I began with a week-long orientation course in San Remo, a town close to the French border in northwestern Italy, during which I was essentially taught how to make an idiot of myself in front of my peers with the assumption being that I would therefore have no problems with doing so in front of a class of Italian school children. Had any of my friends from Warwick seen the songs, dances and sketches that I participated in then I’m fairly certain I would have been living on my own this year.
Before I knew it orientation had finished and I was off to my first camp in a small mountain town in the Veneto region of northeastern Italy. Accommodation at ACLE camps is generally with host families, and this was one aspect I was particularly nervous about, having never participated in a language exchange at school. In fact my host family were fantastic and I was made to feel completely welcome. So welcome in fact that the twenty-year-old son of the family offered to take me to a rock concert twenty kilometres away in the mountains, on the back of his motorbike, at night. I politely declined, muttering something about having to get up early for work the next day.

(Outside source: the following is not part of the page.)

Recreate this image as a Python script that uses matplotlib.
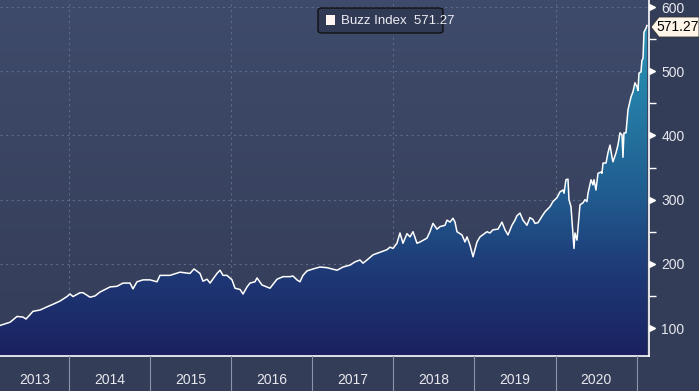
import numpy as np
import matplotlib
matplotlib.use("Agg")
import matplotlib.pyplot as plt
from matplotlib.patches import Polygon, FancyBboxPatch, Rectangle
from matplotlib.colors import LinearSegmentedColormap
from matplotlib.ticker import MultipleLocator

plt.rcParams['font.family'] = ['Liberation Sans Narrow', 'Liberation Sans', 'DejaVu Sans']

# Buzz Index, decimal year vs. index level
years = [2013.149, 2013.273, 2013.359, 2013.433, 2013.470, 2013.556, 2013.642, 2013.729,
         2013.803, 2013.889, 2013.975, 2014.012, 2014.049, 2014.136, 2014.173, 2014.259,
         2014.321, 2014.382, 2014.506, 2014.592, 2014.666, 2014.752, 2014.789, 2014.838,
         2014.912, 2014.999, 2015.085, 2015.122, 2015.245, 2015.369, 2015.492, 2015.541,
         2015.615, 2015.652, 2015.702, 2015.739, 2015.825, 2015.862, 2015.899, 2015.948,
         2016.010, 2016.047, 2016.109, 2016.146, 2016.195, 2016.232, 2016.293, 2016.318,
         2016.380, 2016.441, 2016.478, 2016.565, 2016.639, 2016.725, 2016.762, 2016.811,
         2016.848, 2016.885, 2016.935, 2017.009, 2017.095, 2017.181, 2017.305, 2017.379,
         2017.465, 2017.527, 2017.588, 2017.625, 2017.675, 2017.749, 2017.835, 2017.921,
         2017.958, 2017.995, 2018.044, 2018.081, 2018.118, 2018.168, 2018.205, 2018.242,
         2018.291, 2018.328, 2018.414, 2018.451, 2018.488, 2018.538, 2018.575, 2018.636,
         2018.661, 2018.698, 2018.735, 2018.760, 2018.784, 2018.846, 2018.883, 2018.908,
         2018.945, 2018.982, 2019.031, 2019.068, 2019.154, 2019.191, 2019.228, 2019.290,
         2019.339, 2019.376, 2019.413, 2019.462, 2019.499, 2019.524, 2019.561, 2019.598,
         2019.647, 2019.684, 2019.721, 2019.746, 2019.783, 2019.832, 2019.869, 2019.931,
         2019.968, 2020.017, 2020.054, 2020.091, 2020.104, 2020.128, 2020.153, 2020.165,
         2020.190, 2020.215, 2020.227, 2020.239, 2020.264, 2020.301, 2020.338, 2020.363,
         2020.387, 2020.400, 2020.437, 2020.461, 2020.474, 2020.498, 2020.523, 2020.560,
         2020.572, 2020.585, 2020.622, 2020.646, 2020.671, 2020.696, 2020.708, 2020.745,
         2020.769, 2020.794, 2020.819, 2020.831, 2020.843, 2020.868, 2020.893, 2020.930,
         2020.954, 2020.979, 2021.004, 2021.016, 2021.028, 2021.053, 2021.065, 2021.078,
         2021.090, 2021.115, 2021.127]
values = [104, 109, 118, 117, 114, 126, 128, 133,
          137, 142, 149, 153, 149, 155, 155, 148,
          150, 156, 164, 165, 170, 170, 161, 172,
          175, 175, 172, 182, 182, 187, 185, 192,
          185, 173, 176, 170, 185, 190, 182, 182,
          175, 162, 160, 153, 164, 170, 172, 178,
          167, 164, 162, 176, 180, 180, 181, 175,
          172, 182, 189, 192, 195, 194, 190, 195,
          198, 203, 206, 201, 206, 214, 218, 222,
          226, 224, 232, 248, 232, 247, 242, 250,
          232, 234, 240, 250, 263, 254, 258, 260,
          268, 265, 271, 265, 250, 245, 234, 242,
          229, 211, 234, 242, 250, 248, 253, 254,
          265, 253, 245, 260, 268, 275, 279, 268,
          260, 272, 269, 263, 264, 274, 281, 289,
          297, 303, 312, 315, 310, 331, 332, 300,
          289, 245, 224, 248, 237, 292, 295, 300,
          297, 310, 331, 323, 331, 315, 341, 343,
          341, 357, 357, 373, 385, 366, 359, 373,
          385, 404, 401, 366, 404, 404, 440, 460,
          468, 482, 476, 470, 497, 499, 517, 520,
          561, 567, 571.27]

year_labels = ['2013', '2014', '2015', '2016', '2017', '2018', '2019', '2020']
y_ticks = [100, 200, 300, 400, 500, 600]
series_name = 'Buzz Index'
last_value = values[-1]

W, H = 699, 391
bg = '#333d58'
x0, x1 = 2013.149, 2021.152
y0, y1 = 56.4, 611

fig = plt.figure(figsize=(W / 100, H / 100), dpi=100, facecolor=bg)
ax = fig.add_axes([0, 35 / H, 649 / W, 356 / H])
ax.set_xlim(x0, x1)
ax.set_ylim(y0, y1)

# background gradient of the plot area
bg_cmap = LinearSegmentedColormap.from_list('bg', ['#343d58', '#3f4b6b'])
ax.imshow(np.linspace(0, 1, 256).reshape(-1, 1), extent=[x0, x1, y0, y1], origin='lower',
          aspect='auto', cmap=bg_cmap, zorder=0)

# gridlines
for yt in y_ticks:
    ax.axhline(yt, color='#5d6a8a', lw=0.8, ls=(0, (2, 3)), zorder=1)
for xt in [2014, 2016, 2018, 2020]:
    ax.axvline(xt, color='#5d6a8a', lw=0.8, ls=(0, (2, 3)), zorder=1)

# gradient area under the line
poly = Polygon(np.column_stack([np.r_[years[0], years, years[-1]],
                                np.r_[y0, values, y0]]),
               closed=True, facecolor='none', edgecolor='none')
ax.add_patch(poly)
fill_cmap = LinearSegmentedColormap.from_list(
    'fill', [(0, '#1b2160'), (0.25, '#1e3a77'), (0.45, '#215a8e'),
             (0.75, '#2580a8'), (1, '#2c98b8')])
img = ax.imshow(np.linspace(0, 1, 256).reshape(-1, 1), extent=[x0, x1, y0, 600],
                origin='lower', aspect='auto', cmap=fill_cmap, zorder=2)
img.set_clip_path(poly)
ax.plot(years, values, color='white', lw=1.1, zorder=3)

# spines / ticks
for s in ['top', 'left']:
    ax.spines[s].set_visible(False)
for s in ['right', 'bottom']:
    ax.spines[s].set_color('white')
    ax.spines[s].set_linewidth(1.2)
ax.set_xticks([])
ax.yaxis.tick_right()
ax.set_yticks(y_ticks)
ax.yaxis.set_minor_locator(MultipleLocator(50))
ax.tick_params(axis='y', which='major', length=0, pad=9, labelcolor='#e8e8ee', labelsize=10)
ax.tick_params(axis='y', which='minor', length=5, width=1, color='white', direction='out')
ax.plot([1.004] * len(y_ticks), y_ticks, marker='>', ms=5, color='white', ls='none',
        transform=ax.get_yaxis_transform(), clip_on=False)

# x band with year labels
band = fig.add_axes([0, 0, 649 / W, 35 / H], sharex=ax)
band.set_facecolor(bg)
band.set_ylim(0, 1)
band.axis('off')
for i, lab in enumerate(year_labels):
    yr = int(lab)
    left, right = max(yr, x0), min(yr + 1, x1)
    band.text((left + right) / 2, 0.32, lab, color='#e8e8ee', fontsize=10,
              ha='center', va='center')
for yr in range(2014, 2022):
    band.axvline(yr, color='#8a93a8', lw=0.8)

# legend box
fig.patches.append(FancyBboxPatch((318 / W, 1 - 33 / H), 125 / W, 25 / H,
                                  boxstyle='round,pad=0,rounding_size=0.006',
                                  transform=fig.transFigure, facecolor='#303a55',
                                  edgecolor='#111111', lw=1))
fig.patches.append(Rectangle((326 / W, 1 - 25 / H), 9 / W, 10 / H,
                             transform=fig.transFigure, facecolor='#fff6f2',
                             edgecolor='none'))
fig.text(341 / W, 1 - 20.5 / H, f'{series_name}  {last_value:.2f}', color='#eeeef4',
         fontsize=9.5, ha='left', va='center')

# last value tag
tag = Polygon([(651 / W, 1 - 27 / H), (659 / W, 1 - 17 / H), (699 / W, 1 - 17 / H),
               (699 / W, 1 - 37 / H), (659 / W, 1 - 37 / H)], closed=True,
              transform=fig.transFigure, facecolor='#fff5e8', edgecolor='#333333', lw=0.6)
fig.patches.append(tag)
fig.text(678 / W, 1 - 27 / H, f'{last_value:.2f}', color='black', fontsize=10,
         ha='center', va='center')

fig.savefig('out.png', dpi=100, facecolor=bg)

At the camp itself I found myself working alongside three other tutors and despite our relative inexperience we did a decent job of teaching, organising games and generally doing our level best to prevent the kids from running off or attacking each other.
I was with the same group of tutors for my second, and final, camp of the summer, a two week one in Milan. As previously my host family were incredibly generous and welcoming, and the camp itself went relatively smoothly despite one child learning the hard way not to try to run and jump down a large, concrete flight of stairs. She survived. I also got the chance to have a look around Milan at the weekend, a city I had never visited before and one which definitely has a few sites worth seeing, particularly the magnificent Duomo cathedral.
All in all I found teaching at English camp to be an exciting, exhausting but above all a rewarding experience. It was a hell of a steep learning curve, but I would definitely consider doing it again.